A recent survey from Bankrate.com finds 43% of homeowners have at least one regret about buying their current home, with maintenance and other hidden costs topping the list as the biggest regret.

Millennial homebuyers are saddled with the most regret when compared to other age groups, according to the Bankrate.com survey, with 64% indicating they have some regrets about their home purchase. For comparison, only 33% of baby boomers reported having regrets.

But homeowners don't need to find themselves in this situation if they plan properly.

Ken Kamen, president of Mercaiden Asset Management in Hamilton, said people should consider buying a home like a "money pit"  – it's something people will be dumping money into for quite a long time.

He said in the current market environment, where real estate prices are soaring to record highs and people are getting shut out of the homes they want, homebuyers are taking financial risks that could hurt them in the end, like not putting a big enough down payment on their mortgage.

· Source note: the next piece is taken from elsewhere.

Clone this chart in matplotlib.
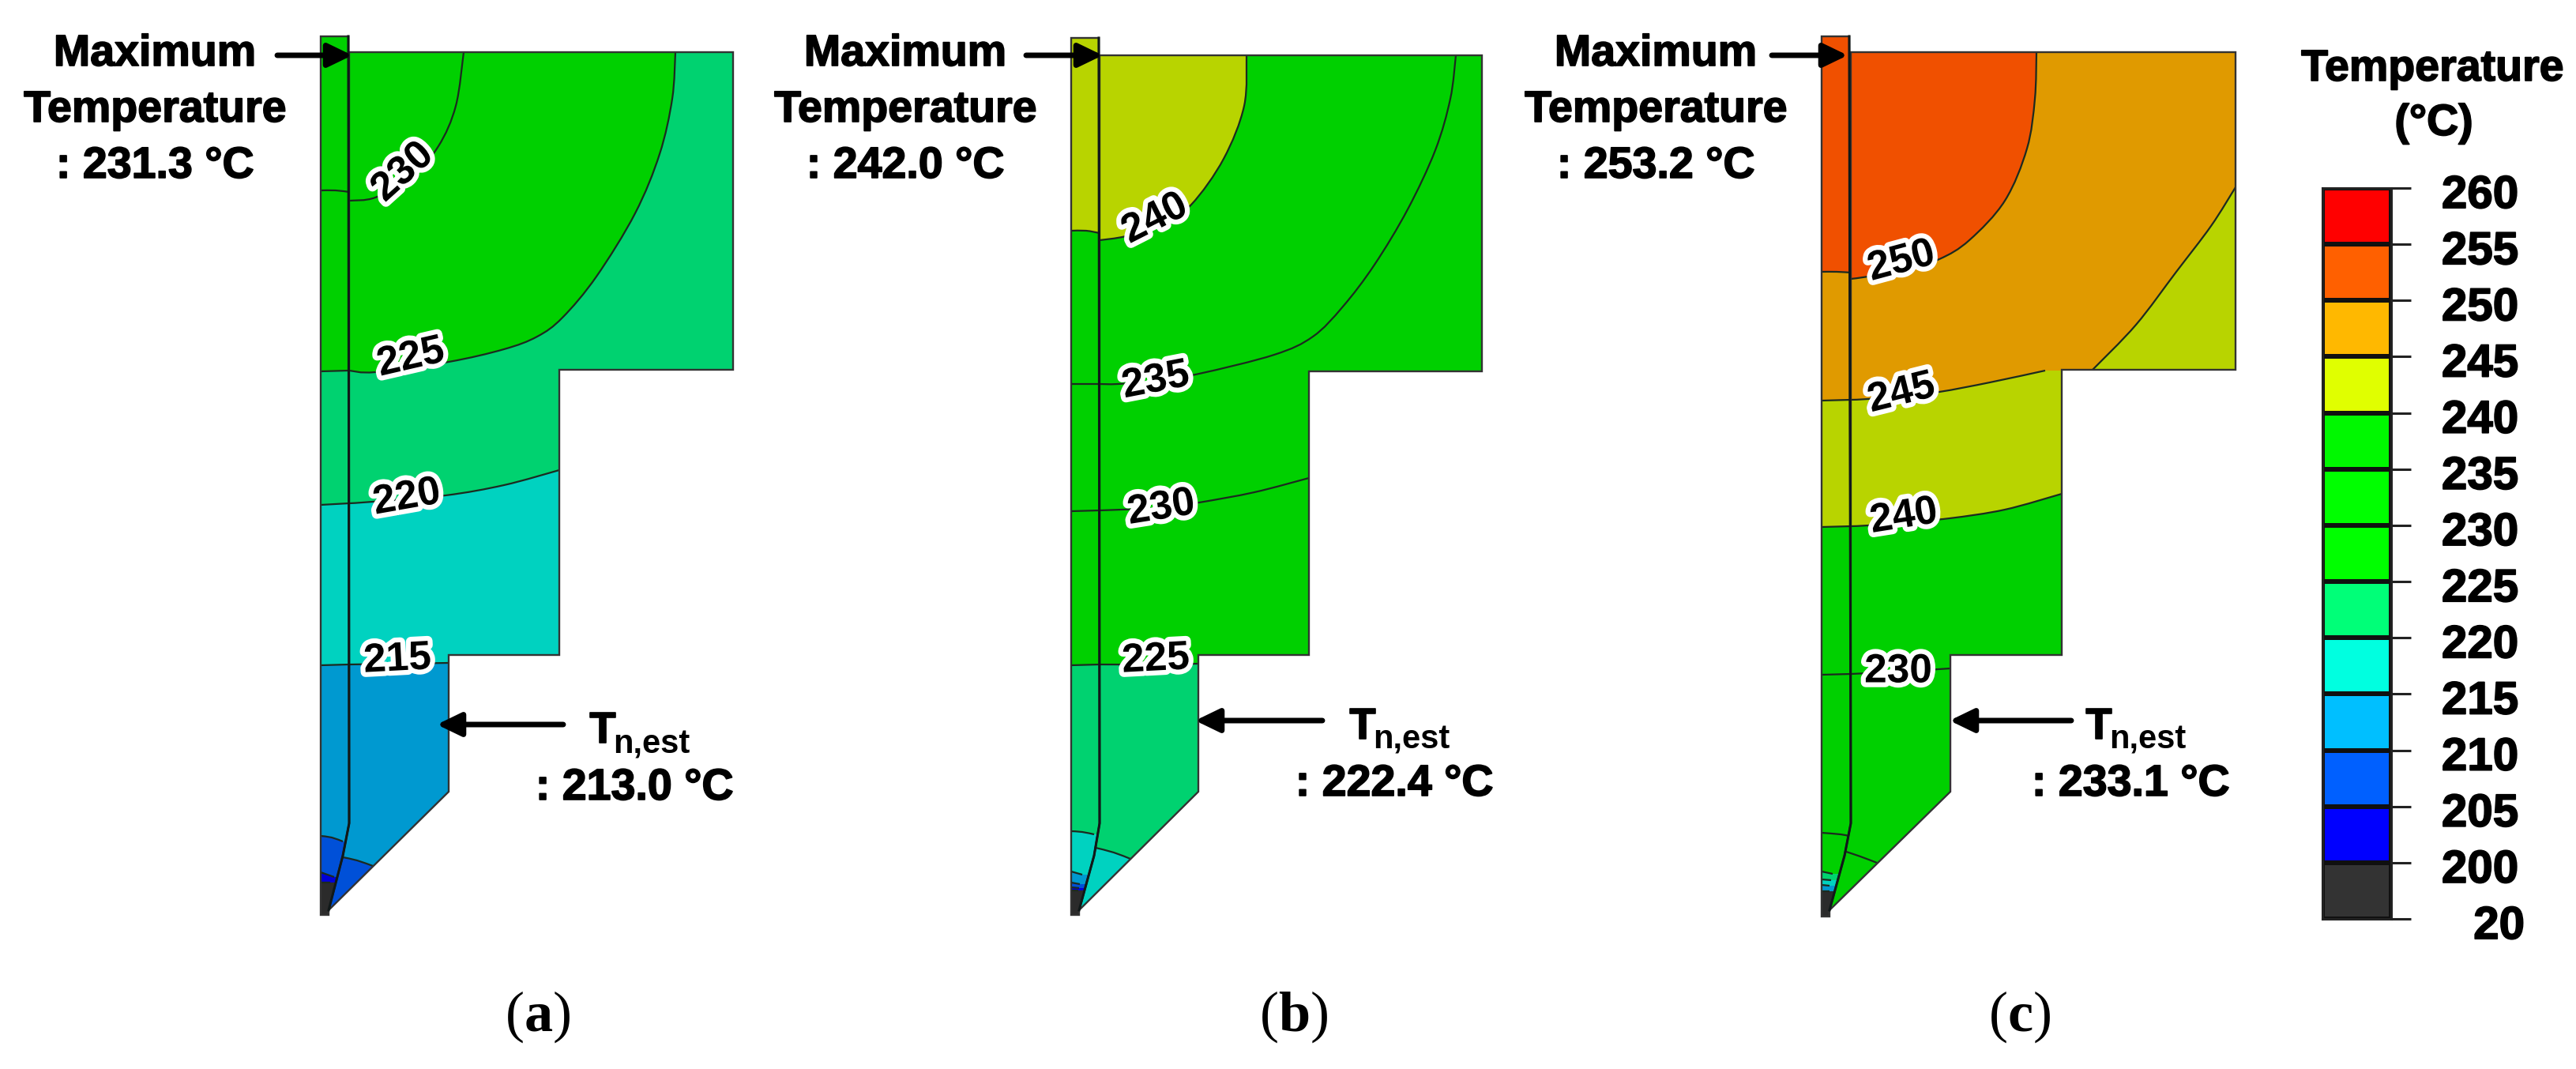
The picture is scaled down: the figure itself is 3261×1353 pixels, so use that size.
import numpy as np
import matplotlib
matplotlib.use("Agg")
import matplotlib.pyplot as plt
import matplotlib.patheffects as pe
from matplotlib.colors import ListedColormap
from matplotlib.patches import PathPatch
from matplotlib.path import Path
from matplotlib.transforms import ScaledTranslation

plt.rcParams['font.family'] = ['Liberation Sans', 'DejaVu Sans']
plt.rcParams['mathtext.fontset'] = 'custom'
plt.rcParams['mathtext.rm'] = 'Liberation Serif'
plt.rcParams['mathtext.bf'] = 'Liberation Serif:bold'

# scale of the colour bar
SCALE_LABELS = ["20", "200", "205", "210", "215", "220", "225", "230", "235", "240", "245", "250", "255", "260"]
SCALE_COLORS = ["#333333", "#0000FF", "#0060FF", "#00BFFF", "#00FFE0", "#00FF78", "#00FF00",
                "#00FF00", "#00F800", "#E0FF00", "#FFB800", "#FF6000", "#FF0000"]

# muted colours of the contour bands, by lower bound of the band
BAND_COLORS = {20: "#2B2B2B", 200: "#0000D8", 205: "#0050D8", 210: "#0099D0", 215: "#00D2C0",
               220: "#00D270", 225: "#00D000", 230: "#00D000", 235: "#00D000", 240: "#B8D400",
               245: "#E09A00", 250: "#F05000"}

# --- panel a, outline and isotherms, in picture pixels
A_STRIP = [(406, 46), (441, 46), (442, 1042), (434, 1083), (416, 1152), (416, 1158), (406, 1158)]
A_MAIN = [(442, 66), (928, 66), (928, 468), (708, 468), (708, 829), (568, 829), (568, 1002),
          (416, 1152), (434, 1083), (442, 1042)]
A_230 = [(442, 254), (475, 250), (520, 225), (555, 185), (577, 134), (587, 66)]
A_225 = [(442, 469), (475, 471), (568, 458), (638, 442), (680, 426), (712, 402), (755, 350),
         (804, 270), (835, 195), (851, 125), (855, 66)]
A_220 = [(442, 637), (472, 635), (564, 627), (638, 614), (708, 595)]
A_215 = [(442, 841), (505, 840), (568, 839)]
A_NOSE = [(434, 1085), (452, 1089), (472, 1096)]
A_S230 = [(406, 241), (425, 241), (442, 243)]
A_S225 = [(406, 470), (442, 469)]
A_S220 = [(406, 639), (442, 637)]
A_S215 = [(406, 842), (442, 841)]
A_S210 = [(406, 1058), (420, 1060), (434, 1065)]
A_S205 = [(406, 1104), (423, 1110)]
A_S200 = [(406, 1117), (418, 1117)]
A_MAIN_CURVES = [A_230, A_225, A_220, A_215, A_NOSE]
A_MAIN_BANDS = [230, 225, 220, 215, 210, 205]
A_STRIP_CURVES = [A_S230, A_S225, A_S220, A_S215, A_S210, A_S205, A_S200]
A_STRIP_BANDS = [230, 225, 220, 215, 210, 205, 200, 20]

# --- panel b
B_STRIP = [(1356, 48), (1391, 48), (1392, 1042), (1385, 1083), (1366, 1152), (1366, 1158), (1356, 1158)]
B_MAIN = [(1392, 70), (1876, 70), (1876, 470), (1657, 470), (1657, 829), (1517, 829), (1517, 1002),
          (1366, 1152), (1385, 1083), (1392, 1042)]
B_240 = [(1392, 304), (1425, 299), (1470, 285), (1508, 259), (1549, 201), (1575, 134), (1578, 70)]
B_235 = [(1392, 486), (1415, 486), (1463, 482), (1518, 473), (1613, 449), (1662, 426), (1700, 388),
         (1740, 335), (1782, 265), (1817, 190), (1836, 125), (1843, 70)]
B_230 = [(1392, 646), (1420, 645), (1470, 643), (1518, 636), (1588, 623), (1657, 605)]
B_225 = [(1392, 841), (1460, 841), (1517, 840)]
B_NOSE = [(1387, 1073), (1410, 1079), (1431, 1087)]
B_S240 = [(1356, 292), (1375, 292), (1392, 295)]
B_S235 = [(1356, 486), (1392, 486)]
B_S230 = [(1356, 647), (1392, 646)]
B_S225 = [(1356, 842), (1392, 841)]
B_S220 = [(1356, 1052), (1370, 1053), (1385, 1056)]
B_S215 = [(1356, 1103), (1370, 1107)]
B_S210 = [(1356, 1117), (1367, 1119)]
B_S205 = [(1356, 1123), (1366, 1124)]
B_S200 = [(1356, 1127), (1365, 1127)]
B_MAIN_CURVES = [B_240, B_235, B_230, B_225, B_NOSE]
B_MAIN_BANDS = [240, 235, 230, 225, 220, 215]
B_STRIP_CURVES = [B_S240, B_S235, B_S230, B_S225, B_S220, B_S215, B_S210, B_S205, B_S200]
B_STRIP_BANDS = [240, 235, 230, 225, 220, 215, 210, 205, 200, 20]

# --- panel c
C_STRIP = [(2306, 46), (2341, 46), (2343, 1042), (2335, 1083), (2316, 1152), (2316, 1160), (2306, 1160)]
C_MAIN = [(2343, 66), (2830, 66), (2830, 468), (2610, 468), (2610, 829), (2469, 829), (2469, 1002),
          (2316, 1152), (2335, 1083), (2343, 1042)]
C_250 = [(2343, 353), (2365, 350), (2410, 342), (2455, 328), (2493, 304), (2538, 254), (2566, 188),
         (2576, 125), (2578, 66)]
C_245 = [(2343, 506), (2365, 505), (2407, 501), (2455, 496), (2519, 484), (2589, 469)]
C_245B = [(2649, 468), (2704, 411), (2755, 344), (2799, 286), (2830, 237)]
C_240 = [(2343, 666), (2365, 665), (2410, 661), (2468, 656), (2538, 645), (2610, 625)]
C_230 = [(2343, 853), (2405, 850), (2469, 846)]
C_NOSE = [(2334, 1077), (2355, 1084), (2376, 1092)]
C_S250 = [(2306, 344), (2325, 344), (2343, 345)]
C_S245 = [(2306, 507), (2343, 506)]
C_S240 = [(2306, 667), (2343, 666)]
C_S230 = [(2306, 854), (2343, 853)]
C_S225 = [(2306, 1054), (2330, 1056), (2340, 1058)]
C_S220 = [(2306, 1103), (2320, 1106)]
C_S215 = [(2306, 1113), (2318, 1114)]
C_S210 = [(2306, 1120), (2316, 1121)]
C_S205 = [(2306, 1128), (2316, 1128)]
C_MAIN_CURVES = [C_250, C_245B, C_245, C_240, C_230, C_NOSE]
C_MAIN_BANDS = [250, 245, 240, 240, 235, 225, 225]
C_STRIP_CURVES = [C_S250, C_S245, C_S240, C_S230, C_S225, C_S220, C_S215, C_S210, C_S205]
C_STRIP_BANDS = [250, 245, 240, 235, 225, 225, 220, 215, 210, 20]

# isotherm labels: text, x, y, rotation
A_LABELS = [("230", 510, 218, 42), ("225", 520, 453, 13), ("220", 515, 630, 10), ("215", 503, 835, 3)]
B_LABELS = [("240", 1462, 277, 27), ("235", 1463, 482, 11), ("230", 1470, 643, 9), ("225", 1463, 835, 3)]
C_LABELS = [("250", 2407, 331, 15), ("245", 2407, 498, 14), ("240", 2410, 654, 9), ("230", 2403, 850, 0)]

PANEL_NAMES = ["a", "b", "c"]
MAX_TEMPS = ["231.3", "242.0", "253.2"]
NODE_TEMPS = ["213.0", "222.4", "233.1"]

HEAVY = [pe.withStroke(linewidth=1.2, foreground="black")]


def smooth_path(points, close_far=None, right_only=False):
    # catmull-rom through the picked points, so the isotherms are not kinked
    pts = np.array(points, dtype=float)
    verts = [pts[0]]
    codes = [Path.MOVETO]
    for i in range(len(pts) - 1):
        p0 = pts[max(i - 1, 0)]
        p1 = pts[i]
        p2 = pts[i + 1]
        p3 = pts[min(i + 2, len(pts) - 1)]
        verts += [p1 + (p2 - p0) / 6, p2 - (p3 - p1) / 6, p2]
        codes += [Path.CURVE4] * 3
    if close_far is not None:
        x0, y0 = pts[0]
        xn, yn = pts[-1]
        left = x0 if right_only else x0 - 300
        for v in [(close_far, yn), (close_far, close_far), (left, close_far), (left, y0), (x0, y0)]:
            verts.append(np.array(v))
            codes.append(Path.LINETO)
    return Path(np.array(verts), codes)


def draw_body(ax, outline, curves, bands):
    body = PathPatch(Path(outline + [outline[0]], closed=True), fc=BAND_COLORS[bands[0]], ec="none", zorder=2)
    ax.add_patch(body)
    for curve, band in zip(curves, bands[1:]):
        # a curve that starts on the step edge only colours what lies right of it
        fill = PathPatch(smooth_path(curve, close_far=4000, right_only=curve is C_245B),
                         fc=BAND_COLORS[band], ec="none", zorder=2)
        ax.add_patch(fill)
        fill.set_clip_path(body)
    for curve in curves:
        line = PathPatch(smooth_path(curve), fc="none", ec="#1c2a20", lw=1.6, zorder=3)
        ax.add_patch(line)
        line.set_clip_path(body)
    ax.add_patch(PathPatch(Path(outline + [outline[0]], closed=True), fc="none", ec="#333333", lw=1.7,
                           joinstyle="miter", zorder=4))


def arrow(ax, tip, tail):
    ax.annotate("", xy=tip, xytext=tail, zorder=6,
                arrowprops=dict(arrowstyle="-|>,head_length=0.62,head_width=0.3", color="black", lw=5,
                                mutation_scale=30, shrinkA=0, shrinkB=0))


fig = plt.figure(figsize=(32.62, 13.53), dpi=100)
ax = fig.add_axes([0, 0, 1, 1])
ax.set_xlim(0, 3262)
ax.set_ylim(1353, 0)
ax.axis("off")

panels = [
    (A_STRIP, A_STRIP_CURVES, A_STRIP_BANDS, A_MAIN, A_MAIN_CURVES, A_MAIN_BANDS, A_LABELS),
    (B_STRIP, B_STRIP_CURVES, B_STRIP_BANDS, B_MAIN, B_MAIN_CURVES, B_MAIN_BANDS, B_LABELS),
    (C_STRIP, C_STRIP_CURVES, C_STRIP_BANDS, C_MAIN, C_MAIN_CURVES, C_MAIN_BANDS, C_LABELS),
]
for strip, s_curves, s_bands, main, m_curves, m_bands, labels in panels:
    draw_body(ax, strip, s_curves, s_bands)
    draw_body(ax, main, m_curves, m_bands)
    inner = [strip[1], strip[2], strip[3], strip[4]]
    ax.plot(*zip(*inner), color="#101818", lw=2.2, zorder=5)
    for txt, x, y, rot in labels:
        ax.text(x, y, txt, fontsize=37, fontweight="bold", ha="center", va="center", rotation=rot,
                rotation_mode="anchor", zorder=7,
                path_effects=[pe.withStroke(linewidth=9, foreground="white")])

# annotations
head_x = [196, 1146, 2096]
max_tips = [(446, 70), (1396, 70), (2339, 70)]
max_tails = [(351, 70), (1299, 70), (2243, 70)]
node_tips = [(553, 917), (1513, 912), (2468, 912)]
node_tails = [(713, 917), (1674, 912), (2622, 912)]
t_x = [746, 1708, 2640]
t_base = [940, 935, 935]
node_x = [803, 1765, 2697]
node_base = [1012, 1007, 1007]
letter_x = [681, 1638, 2557]

for i in range(3):
    ax.text(head_x[i], 83, "Maximum", fontsize=40, fontweight="bold", ha="center", va="baseline", path_effects=HEAVY)
    ax.text(head_x[i], 154, "Temperature", fontsize=40, fontweight="bold", ha="center", va="baseline", path_effects=HEAVY)
    ax.text(head_x[i], 225, f": {MAX_TEMPS[i]} °C", fontsize=40, fontweight="bold", ha="center", va="baseline", path_effects=HEAVY)
    arrow(ax, max_tips[i], max_tails[i])
    arrow(ax, node_tips[i], node_tails[i])
    ax.text(t_x[i], t_base[i], "T", fontsize=40, fontweight="bold", ha="left", va="baseline", path_effects=HEAVY)
    ax.text(t_x[i] + 30, t_base[i] + 13, "n,est", fontsize=30, fontweight="bold", ha="left", va="baseline")
    ax.text(node_x[i], node_base[i], f": {NODE_TEMPS[i]} °C", fontsize=40, fontweight="bold",
            ha="center", va="baseline", path_effects=HEAVY)
    ax.text(letter_x[i], 1287, rf"($\mathbf{{{PANEL_NAMES[i]}}}$)", fontsize=52,
            family="Liberation Serif", ha="center", va="center")

# colour bar
ax.text(3079, 102, "Temperature", fontsize=40, fontweight="bold", ha="center", va="baseline", path_effects=HEAVY)
ax.text(3081, 171, "(°C)", fontsize=40, fontweight="bold", ha="center", va="baseline", path_effects=HEAVY)

cax = fig.add_axes([2940 / 3262, 1 - 1163 / 1353, 87 / 3262, 925 / 1353])
n = len(SCALE_COLORS)
cax.pcolormesh([0, 1], np.arange(n + 1), np.arange(n).reshape(n, 1), cmap=ListedColormap(SCALE_COLORS),
               vmin=-0.5, vmax=n - 0.5, edgecolors="#101010", linewidth=3)
cax.set_xticks([])
cax.set_yticks(np.arange(n + 1))
cax.set_yticklabels(SCALE_LABELS, fontsize=42, fontweight="bold")
cax.yaxis.tick_right()
cax.tick_params(axis="y", length=18, width=2.2, color="#222222", pad=28)
cax.yaxis.get_major_ticks()[0].set_pad(57)
for lab in cax.get_yticklabels():
    lab.set_transform(lab.get_transform() + ScaledTranslation(0, -3 / 72, fig.dpi_scale_trans))
    lab.set_path_effects(HEAVY)
for s in cax.spines.values():
    s.set_linewidth(2.2)
    s.set_color("#222222")

fig.savefig("out.png", dpi=100, facecolor="white")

If someone is in a situation where real estate prices have skyrocketed and that person only puts down 5% or 10%, Kamen said that person could be in a situation where when the market cools off a bit, that 10% could go away very quickly, leaving that homebuyer underwater and stuck in a house longer than they planned to be.

"If you put too little down and the housing values go the wrong way on you, you might owe money to get out of your house," Kamen said.

The Bankrate.com survey found that after maintenance cost regrets, concerns over their mortgage topped the list of regrets, with some homebuyers reporting being unhappy with their mortgage rate or feeling that their mortgage is too high.

Kamen said things often forgotten about, especially from first-time homebuyers, is all the ancillary things that you need when owning a home like paint supplies, a ladder or outside gardening tools. While these things on their own aren't terribly expensive, they add up to thousands of extra dollars that people don't think about. Kamen said it's important for people to factor in these expenses and have that money available before needing to make the actual purchase, recommending that people set aside between $5,000 and $10,000 for these types of costs.

The one thing homebuyers want to avoid is going house poor.

"I think it's important to not push your budget to the edge. I think that's the really number one concept here," Kamen said. "You're going to need more money than you expect when you move in, so whether that number for you is $10,000 or $30,000, it's important to take the time and think that through before you actually make the purchase."

Nothing can destroy the value of a house more than not being able to keep up with its maintenance. If down the line someone needs to sell it and it doesn't look like a well-kept house because of budgetary constraints, Kamen said you're actually ruining the resale value of the house.

If you want to avoid feeling remorseful about buying a home, Kamen said it's best for people to take a hard look at their finances to ensure that they won't be stretching themselves too thin. He said it's also important for people not to create a budget based on money that they are anticipating, like a raise or bonus, but that they don't yet have.

Kamen said people also need to consider if they're buying a home for the right reasons, adding that in today's hot real estate climate, it might be better to let the market cool off a bit before buying.

Another thing potential homebuyers have to budget for is filling their new house with furniture, a costly endeavor. Kamen said many times people move out of their current place, not realizing they only have enough furniture to fill a couple of rooms in their new place.

The survey finds that while financial concerns top the list of homebuyer regrets, some buyers report feeling remorseful about the physical home, indicating that it's not the right size or location. Millennials once again led the pack with 30% indicating their home wasn't the right size and 15% reporting the location wasn't right.